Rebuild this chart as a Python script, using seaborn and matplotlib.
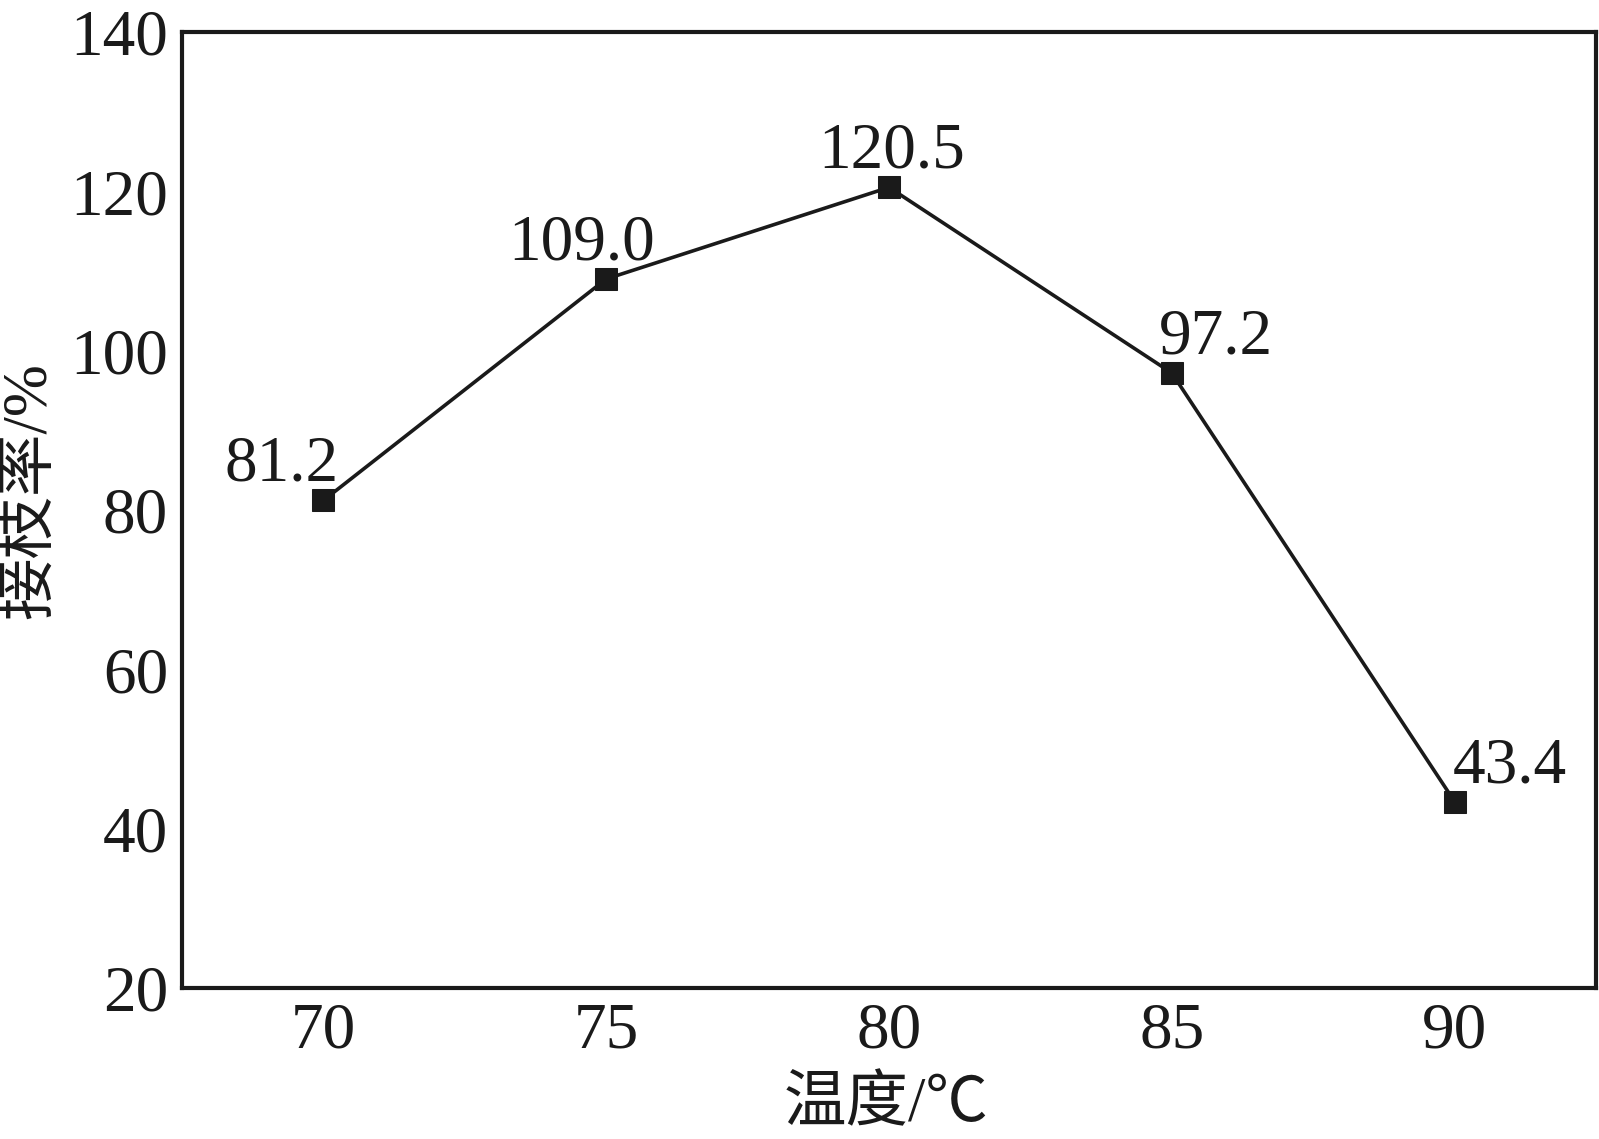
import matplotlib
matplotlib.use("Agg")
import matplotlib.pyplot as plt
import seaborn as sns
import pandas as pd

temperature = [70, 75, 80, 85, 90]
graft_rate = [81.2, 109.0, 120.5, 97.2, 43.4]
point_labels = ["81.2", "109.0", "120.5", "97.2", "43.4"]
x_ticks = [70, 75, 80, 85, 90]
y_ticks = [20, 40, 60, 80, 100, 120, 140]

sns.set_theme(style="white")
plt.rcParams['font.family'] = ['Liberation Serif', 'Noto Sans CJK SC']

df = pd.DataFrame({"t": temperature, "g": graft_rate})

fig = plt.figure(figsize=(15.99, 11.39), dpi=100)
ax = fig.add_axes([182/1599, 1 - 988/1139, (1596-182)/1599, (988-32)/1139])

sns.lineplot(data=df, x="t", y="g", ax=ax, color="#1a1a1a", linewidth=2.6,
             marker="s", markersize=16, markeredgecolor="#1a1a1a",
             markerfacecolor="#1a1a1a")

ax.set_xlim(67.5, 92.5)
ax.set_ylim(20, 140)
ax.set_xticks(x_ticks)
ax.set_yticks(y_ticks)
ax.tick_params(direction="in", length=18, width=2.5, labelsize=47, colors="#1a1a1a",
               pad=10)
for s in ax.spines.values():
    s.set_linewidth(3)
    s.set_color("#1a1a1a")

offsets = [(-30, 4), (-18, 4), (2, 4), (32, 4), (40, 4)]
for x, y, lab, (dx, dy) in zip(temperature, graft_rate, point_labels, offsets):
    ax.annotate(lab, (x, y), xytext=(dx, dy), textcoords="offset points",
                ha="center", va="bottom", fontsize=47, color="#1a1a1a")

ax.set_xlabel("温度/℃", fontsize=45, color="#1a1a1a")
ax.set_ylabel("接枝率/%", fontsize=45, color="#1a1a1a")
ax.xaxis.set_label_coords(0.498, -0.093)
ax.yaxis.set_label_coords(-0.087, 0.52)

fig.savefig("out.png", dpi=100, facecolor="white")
● ● ● ● ●
[Set problem]: Copy every line above word for word and exclude the pictures.

[Solution]:
Rebuild this chart as a Python script, using seaborn and matplotlib.
import matplotlib
matplotlib.use("Agg")
import matplotlib.pyplot as plt
import seaborn as sns
import pandas as pd

temperature = [70, 75, 80, 85, 90]
graft_rate = [81.2, 109.0, 120.5, 97.2, 43.4]
point_labels = ["81.2", "109.0", "120.5", "97.2", "43.4"]
x_ticks = [70, 75, 80, 85, 90]
y_ticks = [20, 40, 60, 80, 100, 120, 140]

sns.set_theme(style="white")
plt.rcParams['font.family'] = ['Liberation Serif', 'Noto Sans CJK SC']

df = pd.DataFrame({"t": temperature, "g": graft_rate})

fig = plt.figure(figsize=(15.99, 11.39), dpi=100)
ax = fig.add_axes([182/1599, 1 - 988/1139, (1596-182)/1599, (988-32)/1139])

sns.lineplot(data=df, x="t", y="g", ax=ax, color="#1a1a1a", linewidth=2.6,
             marker="s", markersize=16, markeredgecolor="#1a1a1a",
             markerfacecolor="#1a1a1a")

ax.set_xlim(67.5, 92.5)
ax.set_ylim(20, 140)
ax.set_xticks(x_ticks)
ax.set_yticks(y_ticks)
ax.tick_params(direction="in", length=18, width=2.5, labelsize=47, colors="#1a1a1a",
               pad=10)
for s in ax.spines.values():
    s.set_linewidth(3)
    s.set_color("#1a1a1a")

offsets = [(-30, 4), (-18, 4), (2, 4), (32, 4), (40, 4)]
for x, y, lab, (dx, dy) in zip(temperature, graft_rate, point_labels, offsets):
    ax.annotate(lab, (x, y), xytext=(dx, dy), textcoords="offset points",
                ha="center", va="bottom", fontsize=47, color="#1a1a1a")

ax.set_xlabel("温度/℃", fontsize=45, color="#1a1a1a")
ax.set_ylabel("接枝率/%", fontsize=45, color="#1a1a1a")
ax.xaxis.set_label_coords(0.498, -0.093)
ax.yaxis.set_label_coords(-0.087, 0.52)

fig.savefig("out.png", dpi=100, facecolor="white")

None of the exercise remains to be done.